Teddy Shibabaw and Dan DiMaggio
Nader voters
RALPH NADER ran an independent 45-state
presidential campaign and won at least 700,283 votes on 45 state
ballots and the District of Columbia. Not included in this total are
semi-disenfranchised write-in Nader voters in Texas (3,053), Georgia
(1,091), Indiana (300). There were 13,942 write-in voters in North
Carolina, but these were not divided by candidate. Oklahoma does not
allow write-ins. (Figures from Mapping Nader Voters: Where is Nader
Country 2008? Steve Conn,
http://www.independentpoliticalreport.com)
Nader won more votes than any other third party or
independent in these 45 states, except in Montana where Ron Paul
(Libertarian Republican) beat him. In the aggregate numbers available
to date, he got something over 700,000 votes in all (more than the
population of Alaska).
In the 45 states where the Nader/Gonzalez ticket
appeared on the ballot, he averaged about 0.63%. But he took at least
1% in Maine (1.5), North Dakota (1.3), Arkansas (1.2), Alaska (1.16),
South Dakota (1.1), Connecticut (1.1), Idaho (1.1), and 1% in Wyoming,
Minnesota, Vermont, Oregon, West Virginia, and Rhode Island
(Associated Press).
Within the states of Arkansas, South Dakota, North
Dakota, Maine and West Virginia, a number of counties registered 2% or
more for Nader, with the best results being in Lawrence, Arkansas
(3.3), Jackson, Arkansas (2.9), and Towner, North Dakota (2.8).
Cindy Sheehan’s campaign
THE ANTI-WAR campaigner Cindy Sheehan won an
impressive 43,653 votes (16.2%) in the congressional elections in San
Francisco, California. Sheehan was up against the House Speaker, Nancy
Pelosi, of the Democratic Party, who won with 199,030 votes (71.9%).
What is remarkable about the result is that Sheehan came second,
beating the Republican, Dana Walsh (26,960 votes, 9.7%), and
Libertarian, Philip Z Berg (6,272 votes, 2.2%). The turnout was 67%.
(All figures from the California secretary of state website:
http://vote.sos.ca.gov)
In contrast to the nationally known, high-profile
incumbent, Sheehan’s campaign faced a media blackout. Pelosi refused
repeated calls to debate with her. But supported by dedicated
volunteers, Sheehan became just the sixth independent candidate in
Californian history to overcome the restrictive ballot access laws.
She raised over $500,000.
Sheehan initially came to national prominence with
her August 2005 protest outside George W Bush’s ranch in Crawford,
Texas, after her son, Casey, was killed while serving as a soldier in
Iraq. Sheehan supported the Democratic Party in 2006 when they won a
sweeping victory in the mid-term congressional elections on promises
to end the war and reverse Bush’s corporate agenda. When in 2007 the
Democratic majority voted to expand funding for the Iraq war, Sheehan
broke from the party.
In a speech launching her independent campaign
against Pelosi, Sheehan said: "An electorate disgusted with the
policies of the Bush regime put the Democrats in the majority in
Congress in November 2006. We voted for change. However, Congress,
under the speakership of Ms Pelosi, has done nothing but protect the
status quo of the corporate elite and, in fact, since she has been the
Speaker, the situation in the Middle East has grown far worse, with
Congress’ help... That is not what we elected them to do!"
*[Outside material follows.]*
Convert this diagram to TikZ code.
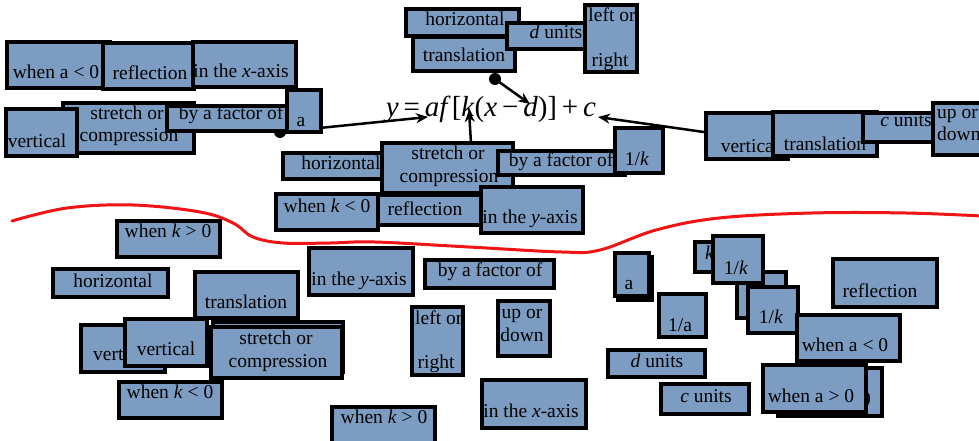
\documentclass[tikz,border=0pt]{standalone}
\usepackage{fontspec}
\setmainfont{Liberation Serif}
\usetikzlibrary{arrows.meta}
\definecolor{boxfill}{RGB}{124,156,194}
\definecolor{curvered}{RGB}{240,20,20}
\tikzset{
  bx/.style={draw=black, fill=boxfill, line width=3.5pt},
  lbl/.style={anchor=base, inner sep=0pt, font=\fontsize{19.5}{21}\selectfont},
  lblw/.style={lbl, anchor=base west},
  conn/.style={line width=2.5pt, -{Stealth[length=12pt,width=10pt]}},
  dotc/.style={fill=black, circle, minimum size=12pt, inner sep=0pt},
}
\begin{document}
\begin{tikzpicture}[x=1pt,y=-1pt]
\useasboundingbox (0,0) rectangle (979,441);

% ---------- top-left group ----------
\node[dotc] (adot) at (280,132) {};
\coordinate (aend) at (428,117);
\draw[conn] (adot.center) -- (aend);

\draw[bx] (7,42) rectangle (110,88);   \node[lbl] (t1) at (56,79) {when a < 0};
\draw[bx] (103,43) rectangle (194,89); \node[lbl] (t2) at (150,80) {reflection};
\draw[bx] (193,42) rectangle (296,87); \node[lbl] (t3) at (241,78) {in the \textit{x}-axis};
\draw[bx] (63,103) rectangle (194,153);
\node[lbl] (t4) at (127,120) {stretch or};
\node[lbl] (t5) at (129,142) {compression};
\draw[bx] (6,109) rectangle (77,156);  \node[lbl] (t6) at (37,147) {vertical};
\draw[bx] (167,106) rectangle (287,131); \node[lbl] (t7) at (231,120) {by a factor of};
\draw[bx] (287,90) rectangle (321,132); \node[lbl] (t8) at (301,127) {a};

% ---------- top-middle group ----------
\draw[bx] (406,9) rectangle (519,36);  \node[lbl] (t9) at (465,26) {horizontal};
\draw[bx] (413,37) rectangle (515,71); \node[lbl] (t10) at (464,62) {translation};
\draw[bx] (507,23) rectangle (586,49); \node[lbl] (t11) at (556,39) {\textit{d} units};
\draw[bx] (585,5) rectangle (637,72);
\node[lbl] (t12) at (612,22) {left or};
\node[lbl] (t13) at (610,67) {right};

% ---------- equation ----------
\node[anchor=base, inner sep=0pt, font=\fontsize{29}{32}\selectfont] (eq) at (491,117)
  {\textit{y}\,=\,\textit{af}\hspace{1pt}[\textit{k}(\textit{x}\,−\,\textit{d})]\,+\,\textit{c}};
\node[dotc] (ddot) at (495,79) {};
\coordinate (dend) at (530,104);
\draw[conn] (ddot.center) -- (dend);

% ---------- middle group ----------
\node[dotc] (kdot) at (472,160) {};
\coordinate (kend) at (469,110);
\draw[conn] (kdot.center) -- (kend);

\draw[bx] (283,153) rectangle (383,179); \node[lbl] (t14) at (341,169) {horizontal};
\draw[bx] (382,143) rectangle (513,193);
\node[lbl] (t15) at (448,159) {stretch or};
\node[lbl] (t16) at (449,182) {compression};
\draw[bx] (498,151) rectangle (625,175); \node[lbl] (t17) at (561,166) {by a factor of};
\draw[bx] (615,128) rectangle (663,173); \node[lbl] (t18) at (637,165) {1/\textit{k}};
\draw[bx] (276,194) rectangle (378,230); \node[lbl] (t19) at (327,212) {when \textit{k} < 0};
\draw[bx] (378,195) rectangle (483,225); \node[lbl] (t20) at (425,215) {reflection};
\draw[bx] (481,187) rectangle (583,233); \node[lbl] (t21) at (530,223) {in the \textit{y}-axis};

% ---------- top-right group ----------
\node[dotc] (cdot) at (725,135) {};
\coordinate (cend) at (598,117);
\draw[conn] (cdot.center) -- (cend);

\draw[bx] (706,113) rectangle (788,159); \node[lbl] (t22) at (750,152) {vertical};
\draw[bx] (773,112) rectangle (877,156); \node[lbl] (t23) at (825,150) {translation};
\draw[bx] (863,113) rectangle (935,142); \node[lbl] (t24) at (906,126) {\textit{c} units};
\draw[bx] (933,103) rectangle (990,155);
\node[lblw] (t25) at (937,118) {up or};
\node[lblw] (t26) at (937,140) {down};

% ---------- bottom-left group ----------
\draw[bx] (117,221) rectangle (220,257); \node[lbl] (t27) at (168,237) {when \textit{k} > 0};
\draw[bx] (53,269) rectangle (168,297);  \node[lbl] (t28) at (113,287) {horizontal};
\draw[bx] (195,272) rectangle (298,318); \node[lbl] (t29) at (246,308) {translation};
\draw[bx] (81,325) rectangle (165,372);  \node[lblw] (t30) at (93,360) {vertical};
\draw[bx] (125,319) rectangle (207,366); \node[lbl] (t31) at (166,355) {vertical};
\draw[bx] (213,322) rectangle (343,372);
\draw[bx] (211,327) rectangle (342,378);
\node[lbl] (t32) at (276,344) {stretch or};
\node[lbl] (t33) at (278,367) {compression};
\draw[bx] (119,382) rectangle (222,418); \node[lbl] (t34) at (170,398) {when \textit{k} < 0};

% ---------- bottom-middle group ----------
\draw[bx] (309,248) rectangle (413,295); \node[lbl] (t35) at (359,285) {in the \textit{y}-axis};
\draw[bx] (425,260) rectangle (554,288); \node[lbl] (t36) at (490,276) {by a factor of};
\draw[bx] (412,307) rectangle (463,375);
\node[lblw] (t37) at (415,324) {left or};
\node[lbl] (t38) at (436,368) {right};
\draw[bx] (498,301) rectangle (550,356);
\node[lbl] (t39) at (522,318) {up or};
\node[lbl] (t40) at (522,341) {down};
\draw[bx] (482,380) rectangle (586,428); \node[lbl] (t41) at (531,417) {in the \textit{x}-axis};
\draw[bx] (332,407) rectangle (435,450); \node[lbl] (t42) at (384,423) {when \textit{k} > 0};

% ---------- bottom-right group ----------
\draw[bx] (618,257) rectangle (652,300);
\draw[bx] (615,253) rectangle (649,296); \node[lbl] (t43) at (629,289) {a};
\draw[bx] (659,294) rectangle (706,337); \node[lbl] (t44) at (680,331) {1/a};
\draw[bx] (608,350) rectangle (705,377); \node[lbl] (t45) at (657,367) {\textit{d} units};
\draw[bx] (661,384) rectangle (749,414); \node[lbl] (t46) at (706,402) {\textit{c} units};
\draw[bx] (695,242) rectangle (722,272); \node[lblw] (t47) at (705,259) {\textit{k}};
\draw[bx] (737,272) rectangle (786,318);
\draw[bx] (713,236) rectangle (763,283); \node[lbl] (t48) at (736,274) {1/\textit{k}};
\draw[bx] (748,287) rectangle (798,333); \node[lbl] (t49) at (771,323) {1/\textit{k}};
\draw[bx] (833,259) rectangle (937,307); \node[lbl] (t50) at (880,297) {reflection};
\draw[bx] (797,315) rectangle (900,361); \node[lbl] (t51) at (845,351) {when a < 0};
\draw[bx] (778,368) rectangle (882,416); \node[lbl, anchor=base east] (t52) at (871,405) {when a < 0};
\draw[bx] (763,365) rectangle (866,412); \node[lbl] (t53) at (811,402) {when a > 0};

% ---------- red curve ----------
\draw[curvered, line width=3pt, line cap=round] plot[smooth, tension=0.6] coordinates {
  (12,221) (67,208) (133,205) (200,212) (233,223) (253,237) (283,243)
  (330,243) (375,242) (469,247) (562,252) (600,250) (656,230) (719,218)
  (812,213) (906,213) (982,216)};
\end{tikzpicture}
\end{document}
Sheehan has given vocal support to the idea of
helping towards setting up an alternative party to the big-business
duo of the Republicans and Democrats. There is great potential if the
trade unions, anti-war groups, civil rights and community
organisations, the environmental movement, etc, broke from the
Democrats and dedicated their resources to building a new party for
working people.
Cindy Sheehan’s campaign has already announced
plans to challenge Pelosi again in 2010.